- [WHAT IS EXPECTED]: Say how many lines hold the string "code"; please write nothing but the number.

- [EXTRACTED RECORDS]:
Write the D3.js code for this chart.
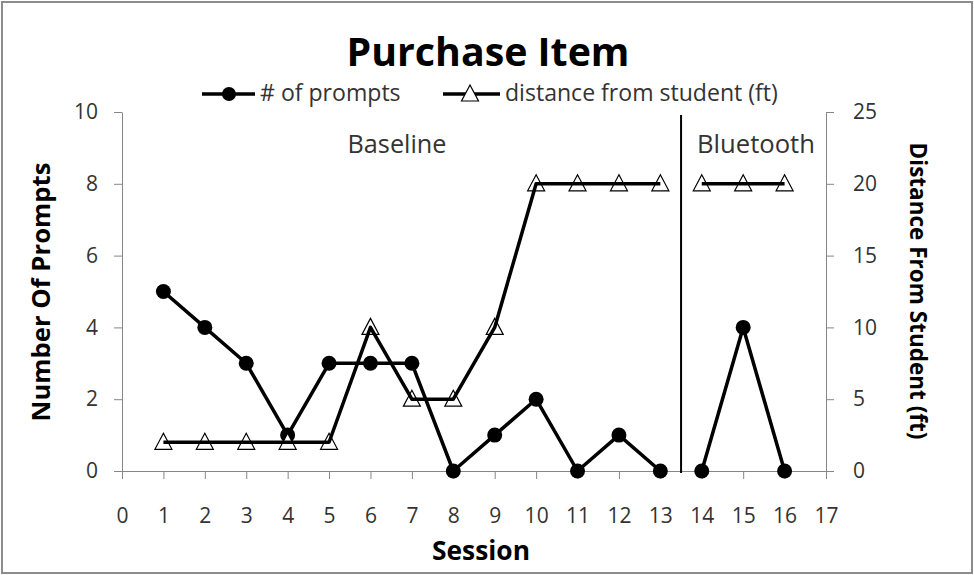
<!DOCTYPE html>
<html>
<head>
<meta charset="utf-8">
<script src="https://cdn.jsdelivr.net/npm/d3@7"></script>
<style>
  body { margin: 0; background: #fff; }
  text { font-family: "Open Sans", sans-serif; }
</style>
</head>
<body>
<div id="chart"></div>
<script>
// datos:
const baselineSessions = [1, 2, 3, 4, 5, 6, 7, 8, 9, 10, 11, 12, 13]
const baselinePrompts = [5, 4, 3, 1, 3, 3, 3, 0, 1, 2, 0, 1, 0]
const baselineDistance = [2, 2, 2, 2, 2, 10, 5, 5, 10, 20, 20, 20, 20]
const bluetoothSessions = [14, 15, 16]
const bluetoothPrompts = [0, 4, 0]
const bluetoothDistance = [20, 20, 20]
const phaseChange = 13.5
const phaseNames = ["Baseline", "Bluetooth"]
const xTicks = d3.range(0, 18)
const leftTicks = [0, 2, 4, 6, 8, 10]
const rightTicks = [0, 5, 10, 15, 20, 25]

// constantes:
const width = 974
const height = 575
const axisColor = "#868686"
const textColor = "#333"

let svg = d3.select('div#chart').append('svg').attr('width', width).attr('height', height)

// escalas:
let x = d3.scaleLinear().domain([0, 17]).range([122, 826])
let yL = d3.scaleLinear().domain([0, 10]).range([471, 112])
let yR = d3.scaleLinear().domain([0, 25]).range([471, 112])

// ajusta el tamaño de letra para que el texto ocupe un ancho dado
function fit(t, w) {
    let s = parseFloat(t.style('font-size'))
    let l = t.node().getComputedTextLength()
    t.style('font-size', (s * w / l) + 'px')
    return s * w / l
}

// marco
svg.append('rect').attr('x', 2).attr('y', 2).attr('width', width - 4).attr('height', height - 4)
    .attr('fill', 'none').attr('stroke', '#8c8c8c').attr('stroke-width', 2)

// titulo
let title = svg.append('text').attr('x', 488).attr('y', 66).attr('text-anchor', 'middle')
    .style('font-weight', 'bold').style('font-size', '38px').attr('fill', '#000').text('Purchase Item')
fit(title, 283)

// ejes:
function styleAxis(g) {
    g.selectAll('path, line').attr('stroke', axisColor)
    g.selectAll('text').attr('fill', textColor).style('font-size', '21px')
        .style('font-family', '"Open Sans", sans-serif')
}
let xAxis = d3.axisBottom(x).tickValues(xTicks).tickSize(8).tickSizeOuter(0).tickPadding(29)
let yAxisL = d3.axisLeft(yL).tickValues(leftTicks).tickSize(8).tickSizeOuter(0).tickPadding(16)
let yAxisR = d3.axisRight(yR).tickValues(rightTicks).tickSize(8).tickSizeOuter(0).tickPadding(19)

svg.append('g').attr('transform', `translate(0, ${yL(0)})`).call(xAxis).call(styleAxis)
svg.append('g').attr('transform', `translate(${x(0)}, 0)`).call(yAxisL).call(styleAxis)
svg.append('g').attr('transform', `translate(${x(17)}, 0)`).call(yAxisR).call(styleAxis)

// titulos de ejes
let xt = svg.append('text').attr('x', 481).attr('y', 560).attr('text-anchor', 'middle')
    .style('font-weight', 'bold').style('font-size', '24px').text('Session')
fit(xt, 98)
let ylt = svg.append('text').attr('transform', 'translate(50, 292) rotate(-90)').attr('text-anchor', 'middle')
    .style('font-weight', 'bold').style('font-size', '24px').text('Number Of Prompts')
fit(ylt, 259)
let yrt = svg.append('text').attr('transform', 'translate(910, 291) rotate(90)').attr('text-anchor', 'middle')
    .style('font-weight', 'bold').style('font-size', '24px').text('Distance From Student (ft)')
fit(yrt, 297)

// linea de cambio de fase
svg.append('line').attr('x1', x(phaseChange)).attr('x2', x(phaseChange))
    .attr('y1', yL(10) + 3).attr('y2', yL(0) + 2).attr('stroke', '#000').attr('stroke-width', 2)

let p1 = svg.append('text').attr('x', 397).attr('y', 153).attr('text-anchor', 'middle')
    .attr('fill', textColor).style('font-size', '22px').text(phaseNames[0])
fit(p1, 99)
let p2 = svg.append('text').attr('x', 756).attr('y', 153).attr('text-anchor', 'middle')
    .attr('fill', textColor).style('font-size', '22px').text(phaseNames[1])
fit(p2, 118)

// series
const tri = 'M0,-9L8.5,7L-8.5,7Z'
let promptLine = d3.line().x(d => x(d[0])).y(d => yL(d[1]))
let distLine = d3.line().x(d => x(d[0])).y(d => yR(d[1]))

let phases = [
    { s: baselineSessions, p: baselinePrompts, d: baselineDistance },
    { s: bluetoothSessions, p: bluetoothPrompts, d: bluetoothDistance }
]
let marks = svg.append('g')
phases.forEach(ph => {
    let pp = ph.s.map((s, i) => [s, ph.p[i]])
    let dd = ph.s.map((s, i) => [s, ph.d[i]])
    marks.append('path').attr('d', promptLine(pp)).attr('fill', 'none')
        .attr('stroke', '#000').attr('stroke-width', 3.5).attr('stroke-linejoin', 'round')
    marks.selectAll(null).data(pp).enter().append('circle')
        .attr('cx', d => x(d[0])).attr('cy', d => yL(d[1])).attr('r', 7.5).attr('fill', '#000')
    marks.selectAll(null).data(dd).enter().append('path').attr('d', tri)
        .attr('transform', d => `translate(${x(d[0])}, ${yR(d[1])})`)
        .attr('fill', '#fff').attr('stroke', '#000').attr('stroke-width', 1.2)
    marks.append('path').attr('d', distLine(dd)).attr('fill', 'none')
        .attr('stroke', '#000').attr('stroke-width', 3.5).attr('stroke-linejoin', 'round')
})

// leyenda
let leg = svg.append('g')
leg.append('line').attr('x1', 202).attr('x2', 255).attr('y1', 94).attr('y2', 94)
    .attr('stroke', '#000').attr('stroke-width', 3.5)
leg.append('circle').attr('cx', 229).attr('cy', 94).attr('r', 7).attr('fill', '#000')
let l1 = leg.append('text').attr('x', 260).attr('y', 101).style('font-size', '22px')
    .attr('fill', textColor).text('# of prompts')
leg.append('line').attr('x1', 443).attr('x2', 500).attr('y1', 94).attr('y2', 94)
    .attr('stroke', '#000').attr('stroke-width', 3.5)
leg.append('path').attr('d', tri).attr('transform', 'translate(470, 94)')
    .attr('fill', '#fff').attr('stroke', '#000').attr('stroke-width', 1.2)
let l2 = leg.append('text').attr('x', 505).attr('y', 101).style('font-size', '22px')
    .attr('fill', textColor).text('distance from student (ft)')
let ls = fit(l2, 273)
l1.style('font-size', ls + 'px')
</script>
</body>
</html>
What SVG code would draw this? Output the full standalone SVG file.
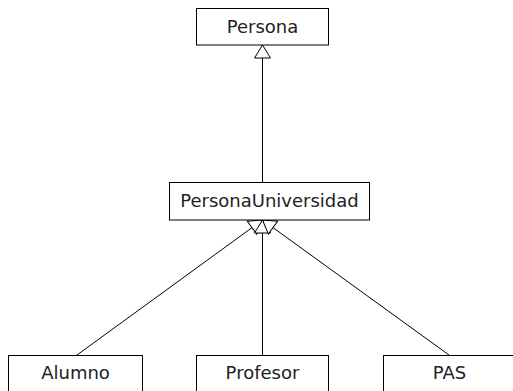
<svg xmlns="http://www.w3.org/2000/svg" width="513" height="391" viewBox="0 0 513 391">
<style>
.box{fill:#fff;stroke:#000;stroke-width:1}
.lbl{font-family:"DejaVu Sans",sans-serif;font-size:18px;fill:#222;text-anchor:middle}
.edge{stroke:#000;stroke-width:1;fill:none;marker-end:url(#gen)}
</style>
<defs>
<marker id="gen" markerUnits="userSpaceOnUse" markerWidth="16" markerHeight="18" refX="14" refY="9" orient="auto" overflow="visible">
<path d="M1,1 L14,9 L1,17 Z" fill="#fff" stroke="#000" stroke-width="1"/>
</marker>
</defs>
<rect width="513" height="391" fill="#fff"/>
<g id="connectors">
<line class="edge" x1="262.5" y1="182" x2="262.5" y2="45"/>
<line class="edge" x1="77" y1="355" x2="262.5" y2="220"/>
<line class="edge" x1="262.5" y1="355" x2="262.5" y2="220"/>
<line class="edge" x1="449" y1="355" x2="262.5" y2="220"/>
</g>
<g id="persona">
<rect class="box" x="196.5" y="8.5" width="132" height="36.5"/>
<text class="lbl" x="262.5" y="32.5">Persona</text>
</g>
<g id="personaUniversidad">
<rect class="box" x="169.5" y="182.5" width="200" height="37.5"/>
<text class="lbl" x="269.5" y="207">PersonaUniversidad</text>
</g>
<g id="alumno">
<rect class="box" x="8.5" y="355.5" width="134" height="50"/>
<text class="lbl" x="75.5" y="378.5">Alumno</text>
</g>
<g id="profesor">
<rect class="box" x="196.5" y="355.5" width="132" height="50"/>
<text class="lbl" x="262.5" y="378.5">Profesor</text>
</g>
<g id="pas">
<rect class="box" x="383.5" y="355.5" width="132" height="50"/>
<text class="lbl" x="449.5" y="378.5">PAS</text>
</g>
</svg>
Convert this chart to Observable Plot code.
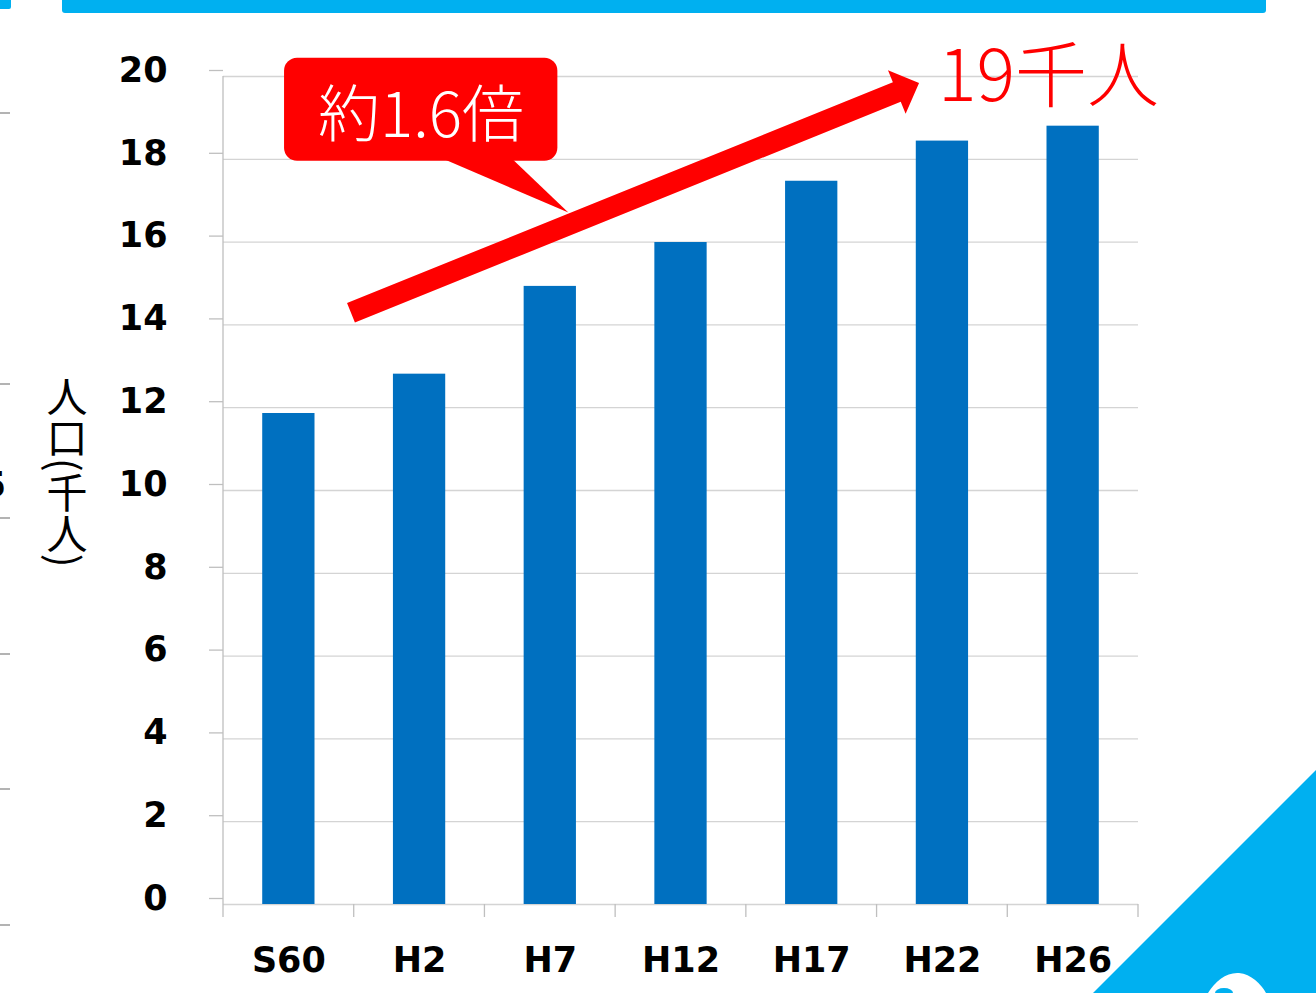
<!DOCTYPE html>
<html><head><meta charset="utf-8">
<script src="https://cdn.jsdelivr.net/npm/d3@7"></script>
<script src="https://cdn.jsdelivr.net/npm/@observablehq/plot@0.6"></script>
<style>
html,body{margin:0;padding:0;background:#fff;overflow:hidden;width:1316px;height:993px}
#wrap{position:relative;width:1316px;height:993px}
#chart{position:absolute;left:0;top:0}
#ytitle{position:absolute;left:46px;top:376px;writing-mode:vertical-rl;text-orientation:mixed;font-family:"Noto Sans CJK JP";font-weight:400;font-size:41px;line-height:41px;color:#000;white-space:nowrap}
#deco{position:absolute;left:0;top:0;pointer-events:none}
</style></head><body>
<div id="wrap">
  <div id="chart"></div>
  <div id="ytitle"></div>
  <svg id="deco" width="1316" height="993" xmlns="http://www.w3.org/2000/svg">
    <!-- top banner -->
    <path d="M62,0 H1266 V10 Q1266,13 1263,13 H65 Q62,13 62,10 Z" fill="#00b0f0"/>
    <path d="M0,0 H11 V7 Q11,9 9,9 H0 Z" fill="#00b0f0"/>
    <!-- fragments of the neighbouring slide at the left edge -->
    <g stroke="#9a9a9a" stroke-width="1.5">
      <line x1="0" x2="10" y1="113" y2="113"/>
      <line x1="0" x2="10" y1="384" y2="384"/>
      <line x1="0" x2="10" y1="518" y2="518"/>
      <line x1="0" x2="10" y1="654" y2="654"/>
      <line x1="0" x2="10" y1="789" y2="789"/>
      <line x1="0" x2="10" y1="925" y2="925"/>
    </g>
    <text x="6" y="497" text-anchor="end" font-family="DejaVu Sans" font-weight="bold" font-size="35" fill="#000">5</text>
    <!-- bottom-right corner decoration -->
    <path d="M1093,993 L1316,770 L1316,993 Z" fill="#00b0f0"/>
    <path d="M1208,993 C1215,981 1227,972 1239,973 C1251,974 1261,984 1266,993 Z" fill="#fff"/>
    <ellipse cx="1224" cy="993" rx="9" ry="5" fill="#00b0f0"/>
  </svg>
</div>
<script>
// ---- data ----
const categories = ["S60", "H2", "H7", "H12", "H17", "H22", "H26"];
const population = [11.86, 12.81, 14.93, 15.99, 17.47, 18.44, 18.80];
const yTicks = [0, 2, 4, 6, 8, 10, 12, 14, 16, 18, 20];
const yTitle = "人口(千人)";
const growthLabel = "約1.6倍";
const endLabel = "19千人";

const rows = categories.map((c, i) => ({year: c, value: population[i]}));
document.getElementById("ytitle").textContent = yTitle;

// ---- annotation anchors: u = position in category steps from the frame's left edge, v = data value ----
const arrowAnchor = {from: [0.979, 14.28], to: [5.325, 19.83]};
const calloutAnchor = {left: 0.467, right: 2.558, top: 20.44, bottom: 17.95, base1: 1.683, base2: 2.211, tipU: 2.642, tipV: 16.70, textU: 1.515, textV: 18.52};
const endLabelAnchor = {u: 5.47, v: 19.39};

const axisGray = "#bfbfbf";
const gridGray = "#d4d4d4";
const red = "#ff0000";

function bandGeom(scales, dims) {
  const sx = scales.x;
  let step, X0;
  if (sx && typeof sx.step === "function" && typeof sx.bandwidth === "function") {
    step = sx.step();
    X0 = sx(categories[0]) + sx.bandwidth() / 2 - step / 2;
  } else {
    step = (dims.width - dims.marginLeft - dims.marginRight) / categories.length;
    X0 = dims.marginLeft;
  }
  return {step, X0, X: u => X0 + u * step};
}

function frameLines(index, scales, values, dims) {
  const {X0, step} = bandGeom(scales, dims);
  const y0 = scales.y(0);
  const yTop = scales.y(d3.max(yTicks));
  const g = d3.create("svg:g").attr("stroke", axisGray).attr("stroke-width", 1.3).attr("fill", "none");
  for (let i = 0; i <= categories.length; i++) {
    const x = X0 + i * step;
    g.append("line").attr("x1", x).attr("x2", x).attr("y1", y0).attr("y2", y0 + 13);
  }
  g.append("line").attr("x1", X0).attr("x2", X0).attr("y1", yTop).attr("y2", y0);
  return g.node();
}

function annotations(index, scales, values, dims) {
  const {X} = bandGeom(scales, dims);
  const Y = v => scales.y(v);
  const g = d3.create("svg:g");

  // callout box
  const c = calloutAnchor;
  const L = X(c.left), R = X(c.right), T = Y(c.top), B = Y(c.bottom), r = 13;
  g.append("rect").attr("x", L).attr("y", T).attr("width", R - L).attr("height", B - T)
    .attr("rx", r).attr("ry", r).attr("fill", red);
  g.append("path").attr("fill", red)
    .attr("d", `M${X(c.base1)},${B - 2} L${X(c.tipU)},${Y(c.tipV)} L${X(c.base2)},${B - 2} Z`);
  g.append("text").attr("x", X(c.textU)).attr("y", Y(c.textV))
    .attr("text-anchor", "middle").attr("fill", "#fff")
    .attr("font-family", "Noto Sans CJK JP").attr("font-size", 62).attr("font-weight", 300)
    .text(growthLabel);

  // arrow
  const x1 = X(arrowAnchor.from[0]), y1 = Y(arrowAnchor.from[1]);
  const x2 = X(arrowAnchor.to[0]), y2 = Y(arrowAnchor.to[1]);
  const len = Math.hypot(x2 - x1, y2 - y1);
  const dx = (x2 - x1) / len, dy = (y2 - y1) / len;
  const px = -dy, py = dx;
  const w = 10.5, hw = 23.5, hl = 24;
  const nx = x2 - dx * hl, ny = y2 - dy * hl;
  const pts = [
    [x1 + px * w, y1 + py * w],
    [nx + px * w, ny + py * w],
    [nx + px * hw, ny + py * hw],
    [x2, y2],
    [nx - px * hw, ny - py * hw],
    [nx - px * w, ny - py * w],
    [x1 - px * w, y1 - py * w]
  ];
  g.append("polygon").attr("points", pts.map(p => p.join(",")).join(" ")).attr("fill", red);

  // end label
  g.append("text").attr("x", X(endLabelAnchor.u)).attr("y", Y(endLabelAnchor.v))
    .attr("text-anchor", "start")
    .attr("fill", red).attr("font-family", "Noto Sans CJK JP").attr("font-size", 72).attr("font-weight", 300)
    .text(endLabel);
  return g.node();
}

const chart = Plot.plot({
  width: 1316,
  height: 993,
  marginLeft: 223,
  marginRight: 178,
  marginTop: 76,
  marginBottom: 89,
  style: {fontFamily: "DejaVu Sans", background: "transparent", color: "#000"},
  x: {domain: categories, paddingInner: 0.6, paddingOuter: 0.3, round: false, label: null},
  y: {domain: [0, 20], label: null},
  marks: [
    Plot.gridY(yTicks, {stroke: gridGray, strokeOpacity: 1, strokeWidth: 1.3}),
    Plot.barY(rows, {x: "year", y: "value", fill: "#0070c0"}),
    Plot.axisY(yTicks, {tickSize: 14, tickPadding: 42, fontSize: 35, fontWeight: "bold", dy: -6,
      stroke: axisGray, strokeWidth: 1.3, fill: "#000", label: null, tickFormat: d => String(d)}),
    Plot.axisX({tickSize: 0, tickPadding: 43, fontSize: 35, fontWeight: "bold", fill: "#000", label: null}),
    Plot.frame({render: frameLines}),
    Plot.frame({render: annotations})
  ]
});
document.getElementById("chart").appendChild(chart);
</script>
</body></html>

- [RESULT FOR THIS TASK]: 3